═══ DATA LINES
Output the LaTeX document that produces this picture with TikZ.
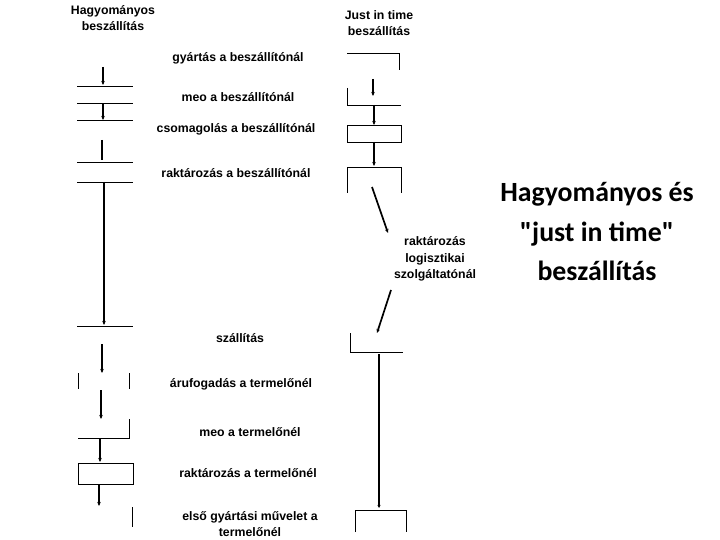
\documentclass[tikz,border=0pt]{standalone}
\usepackage{fontspec}
\setmainfont{Liberation Sans}
\newfontfamily\calib{Carlito}
\usetikzlibrary{positioning, arrows.meta}

\begin{document}
\begin{tikzpicture}[x=1pt, y=-1pt,
  font=\fontsize{12.3}{16.5}\selectfont\bfseries,
  lbl/.style={align=center, inner sep=0pt},
  ln/.style={line width=0.9pt},
  a/.style={-{Stealth[length=4pt, width=3.5pt]}, line width=1.7pt},
  ath/.style={-{Stealth[length=3pt, width=3pt]}, line width=2.8pt}
]
\useasboundingbox (0,0) rectangle (720,540);
% titles
\node[lbl] (tl) at (113,18) {Hagyományos\\beszállítás};
\node[lbl] (tr) at (379,23) {Just in time\\beszállítás};
% left column: stages
\foreach \y in {86,103,120,162,182,326} \draw[ln] (77,\y) -- (133,\y);
\draw[ln] (78,373) -- (78,389) (129,373) -- (129,389);
\draw[ln] (129,419) -- (129,438) -- (78,438);
\draw[ln] (78,463) rectangle (133,484);
\draw[ln] (132,507) -- (132,527);
\draw[a] (103,67) -- (103,85);
\draw[a] (103,104) -- (103,120);
\draw[line width=2.2pt] (102,140) -- (102,160);
\draw[a] (104,182) -- (104,325);
\draw[a] (102,344) -- (102,373);
\draw[a] (101,390) -- (101,419);
\draw[a] (100,438) -- (100,462);
\draw[a] (99,484) -- (99,506);
% left labels
\node[lbl] (l1) at (238,58) {gyártás a beszállítónál};
\node[lbl] (l2) at (238,97) {meo a beszállítónál};
\node[lbl] (l3) at (236,129) {csomagolás a beszállítónál};
\node[lbl] (l4) at (236,173) {raktározás a beszállítónál};
\node[lbl] (l5) at (240,338) {szállítás};
\node[lbl] (l6) at (241,384) {árufogadás a termelőnél};
\node[lbl] (l7) at (250,432) {meo a termelőnél};
\node[lbl] (l8) at (248,473) {raktározás a termelőnél};
\node[lbl] (l9) at (250,524) {első gyártási művelet a\\termelőnél};
% right column: stages
\draw[ln] (347,53) -- (399,53) -- (399,70);
\draw[ln] (347,88) -- (347,105) -- (401,105);
\draw[ln] (347,125) rectangle (401,142);
\draw[ln] (347,193) -- (347,167) -- (401,167) -- (401,193);
\draw[ln] (350,333) -- (350,352) -- (403,352);
\draw[ln] (355,532) -- (355,510) -- (406,510) -- (406,532);
\draw[a] (373,79) -- (373,96);
\draw[a] (374,105) -- (374,125);
\draw[a] (374,142) -- (374,166);
\draw[a] (372,187) -- (388,233);
\draw[a] (391,290) -- (377,333);
\draw[ath] (379,354) -- (379,508);
\node[lbl] (lg) at (435,259) {raktározás\\logisztikai\\szolgáltatónál};
% big title
\node[lbl, font=\calib\bfseries\fontsize{27.8}{39.5}\selectfont] (big) at (597,232)
  {Hagyományos és\\"just in time"\\beszállítás};
\end{tikzpicture}
\end{document}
══════
**TASK OBJECTIVE**
Quote the data above in full and without alteration; skip the pictures.

**ANSWER TO THE EXERCISE**
Output the LaTeX document that produces this picture with TikZ.
\documentclass[tikz,border=0pt]{standalone}
\usepackage{fontspec}
\setmainfont{Liberation Sans}
\newfontfamily\calib{Carlito}
\usetikzlibrary{positioning, arrows.meta}

\begin{document}
\begin{tikzpicture}[x=1pt, y=-1pt,
  font=\fontsize{12.3}{16.5}\selectfont\bfseries,
  lbl/.style={align=center, inner sep=0pt},
  ln/.style={line width=0.9pt},
  a/.style={-{Stealth[length=4pt, width=3.5pt]}, line width=1.7pt},
  ath/.style={-{Stealth[length=3pt, width=3pt]}, line width=2.8pt}
]
\useasboundingbox (0,0) rectangle (720,540);
% titles
\node[lbl] (tl) at (113,18) {Hagyományos\\beszállítás};
\node[lbl] (tr) at (379,23) {Just in time\\beszállítás};
% left column: stages
\foreach \y in {86,103,120,162,182,326} \draw[ln] (77,\y) -- (133,\y);
\draw[ln] (78,373) -- (78,389) (129,373) -- (129,389);
\draw[ln] (129,419) -- (129,438) -- (78,438);
\draw[ln] (78,463) rectangle (133,484);
\draw[ln] (132,507) -- (132,527);
\draw[a] (103,67) -- (103,85);
\draw[a] (103,104) -- (103,120);
\draw[line width=2.2pt] (102,140) -- (102,160);
\draw[a] (104,182) -- (104,325);
\draw[a] (102,344) -- (102,373);
\draw[a] (101,390) -- (101,419);
\draw[a] (100,438) -- (100,462);
\draw[a] (99,484) -- (99,506);
% left labels
\node[lbl] (l1) at (238,58) {gyártás a beszállítónál};
\node[lbl] (l2) at (238,97) {meo a beszállítónál};
\node[lbl] (l3) at (236,129) {csomagolás a beszállítónál};
\node[lbl] (l4) at (236,173) {raktározás a beszállítónál};
\node[lbl] (l5) at (240,338) {szállítás};
\node[lbl] (l6) at (241,384) {árufogadás a termelőnél};
\node[lbl] (l7) at (250,432) {meo a termelőnél};
\node[lbl] (l8) at (248,473) {raktározás a termelőnél};
\node[lbl] (l9) at (250,524) {első gyártási művelet a\\termelőnél};
% right column: stages
\draw[ln] (347,53) -- (399,53) -- (399,70);
\draw[ln] (347,88) -- (347,105) -- (401,105);
\draw[ln] (347,125) rectangle (401,142);
\draw[ln] (347,193) -- (347,167) -- (401,167) -- (401,193);
\draw[ln] (350,333) -- (350,352) -- (403,352);
\draw[ln] (355,532) -- (355,510) -- (406,510) -- (406,532);
\draw[a] (373,79) -- (373,96);
\draw[a] (374,105) -- (374,125);
\draw[a] (374,142) -- (374,166);
\draw[a] (372,187) -- (388,233);
\draw[a] (391,290) -- (377,333);
\draw[ath] (379,354) -- (379,508);
\node[lbl] (lg) at (435,259) {raktározás\\logisztikai\\szolgáltatónál};
% big title
\node[lbl, font=\calib\bfseries\fontsize{27.8}{39.5}\selectfont] (big) at (597,232)
  {Hagyományos és\\"just in time"\\beszállítás};
\end{tikzpicture}
\end{document}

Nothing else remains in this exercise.